The distance constraint \(\lambda\) is critical for benign performance; without it, the MM-Vet score drops from 35 to 28.
The refusal direction is stable with only 32 sample pairs and exhibits strong cross-domain generalization.
Attackers face a fundamental dilemma: strengthening adversarial tokens increases RSS, making them easier to detect.

Highlights & Insights¶

Attacker's Dilemma: This is a profound contribution—it proves a fundamental trade-off between attack success and detectability rather than just playing an arms race.
First work using KV cache optimization for safety: It unifies efficiency optimization (token eviction) and safety defense (token reweighting) into a single framework.
RSS as a replacement for image-to-text: Measuring reversibility instead of absolute shift elegantly bypasses the information loss problem.

Limitations & Future Work¶

While fast, 3-4 gradient optimization steps per inference still incur some overhead.
The refusal direction assumes safety concepts are linear in the activation space, which might not hold for extremely complex scenarios.
It has only been verified on image+text VLMs; performance on video/audio multimodal scenarios remains unknown.
The eviction threshold \(\beta\) requires manual tuning.

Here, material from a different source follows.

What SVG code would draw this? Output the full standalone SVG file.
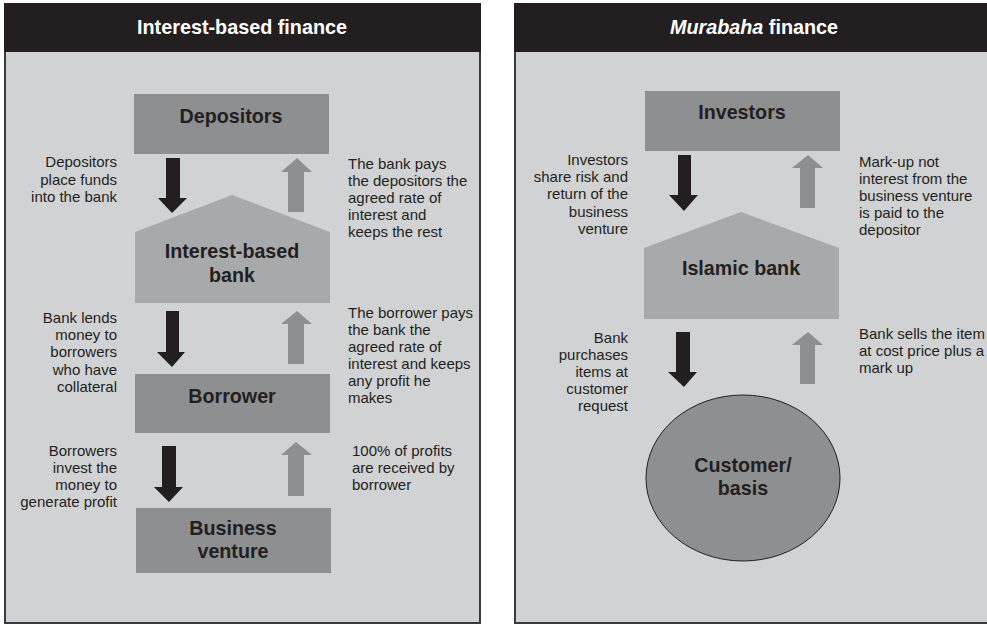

vs AdaShield: AdaShield uses iterative prompts to check safety, which is computationally heavy; Dtr operates directly at the KV cache level.
vs ShiftDC: ShiftDC requires image-to-text for safety references, leading to information loss; Dtr bypasses this with RSS.
vs CoCA: CoCA corrects shifts at the decoding logit level; Dtr operates at the lower KV cache level with better results.

Rating¶

Novelty: ⭐⭐⭐⭐⭐ The RSS concept and KV cache safety optimization are pioneering; the analysis of the attacker's dilemma is insightful.
Experimental Thoroughness: ⭐⭐⭐⭐⭐ Extensive testing across 5 VLMs, 3 attack benchmarks, multiple attack types, and comprehensive ablation studies.
Writing Quality: ⭐⭐⭐⭐⭐ Clear logical progression from problem definition to theoretical analysis and experimental validation.
Value: ⭐⭐⭐⭐⭐ Directly applicable to safe VLM deployment and opens a new direction for KV cache-based safety.